No, its good to go. The tracer changes for batches and also the span name are in. Just need to do the in process calls but that wont change the api. Do you think we should have an explicit hook for zipkin in the trace spi when a client call is made? On 14 Dec 2014 17:18, "André Pinto" notifications@github.com wrote:

@eswdd https://github.com/eswdd I've seen that you committed the client emission stuff some days ago. Do you want me to integrate Zipkin with it already, or are you still working on it?

— Reply to this email directly or view it on GitHub https://github.com/betfair/cougar/issues/74#issuecomment-66920346.

andredasilvapinto commented 9 years ago

Hi Simon, sorry for the delay, but, for the reasons we know, and as I said before, I'm now working on Cougar 3 only on my spare time. I'm now on holidays, so I've got some time for finishing this.

What do you mean by a specific hook? Zipkin surely needs to be notified when a request is made, but I think that your new ContextEmitter might be able to do so. Were you thinking about anything else?

I've committed the update to ZipkinTracer that implements the small change in the Tracer interface ( https://github.com/andredasilvapinto/cougar/commit/086228b09993f0356232afa26c1465b52acd5a88 ). I went with operation.toString() for the zipkinSpanName, is that ok?

After finishing the client implementation, I'm planning on testing this locally with a Cougar 3 service, perform any needed bug fixing and then make the tests for the entire implementation.

eswdd commented 9 years ago

I thought that the caller needs to provide the span name to zipkin as well and it needs to match the one the server emits? Also the in-process calls im doing right now dont call a context emitter, they just pass on a new ececution context which wraps the old except it contains a sub uuid. So i think it might need an extra method "subCall(subUuid, opkey)" or similar so it all ties up? On 21 Dec 2014 17:40, "André Pinto" notifications@github.com wrote:

Hi Simon, sorry for the delay, but, for the reasons we know, and as I said before, I'm now working on Cougar 3 only on my spare time. I'm now on holidays, so I've got some time for finishing this.

What do you mean by a specific hook? Zipkin surely needs to be notified when a request is made, but I think that your new ContextEmitter might be able to do so. Were you thinking about anything else?

I've committed the update to ZipkinTracer that implements the small change in the Tracer interface ( andredasilvapinto@086228b https://github.com/andredasilvapinto/cougar/commit/086228b09993f0356232afa26c1465b52acd5a88 ). I went with operation.toString() for the zipkinSpanName, is that ok?

— Reply to this email directly or view it on GitHub https://github.com/betfair/cougar/issues/74#issuecomment-67777836.

eswdd commented 9 years ago

Oh and tostring on opkey sounds fine.

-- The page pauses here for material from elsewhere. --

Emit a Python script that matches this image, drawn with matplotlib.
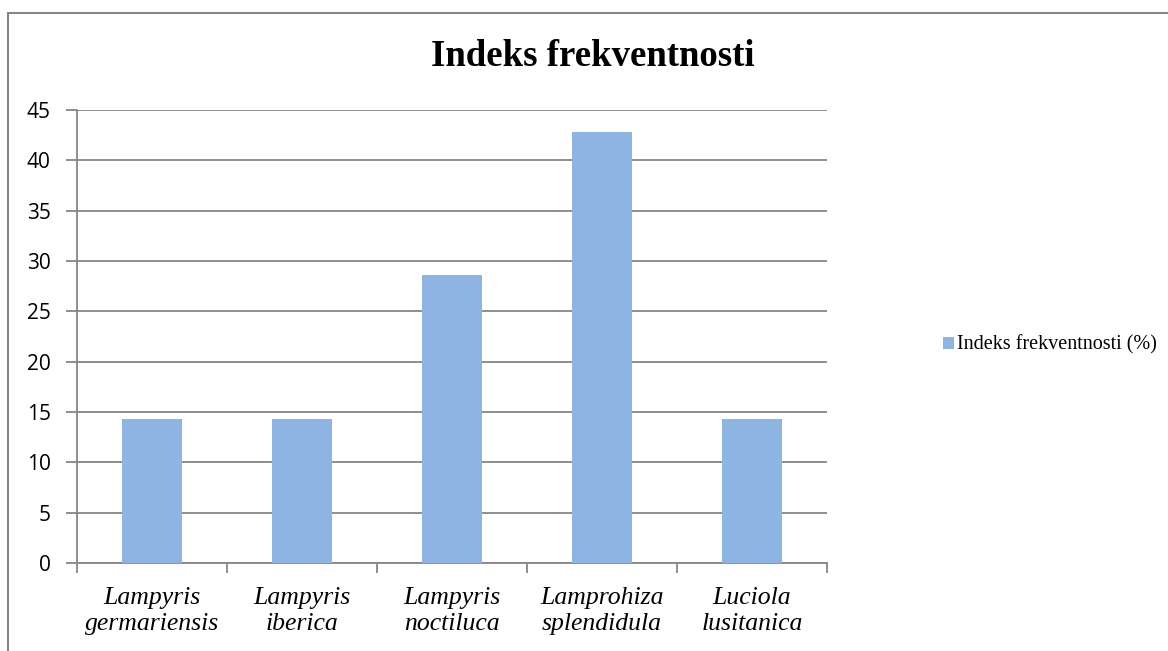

On 21 Dec 2014 22:20, "Simon Matic Langford" simon@exemel.co.uk wrote:

I thought that the caller needs to provide the span name to zipkin as well and it needs to match the one the server emits? Also the in-process calls im doing right now dont call a context emitter, they just pass on a new ececution context which wraps the old except it contains a sub uuid. So i think it might need an extra method "subCall(subUuid, opkey)" or similar so it all ties up? On 21 Dec 2014 17:40, "André Pinto" notifications@github.com wrote:

Hi Simon, sorry for the delay, but, for the reasons we know, and as I said before, I'm now working on Cougar 3 only on my spare time. I'm now on holidays, so I've got some time for finishing this.

What do you mean by a specific hook? Zipkin surely needs to be notified when a request is made, but I think that your new ContextEmitter might be able to do so. Were you thinking about anything else?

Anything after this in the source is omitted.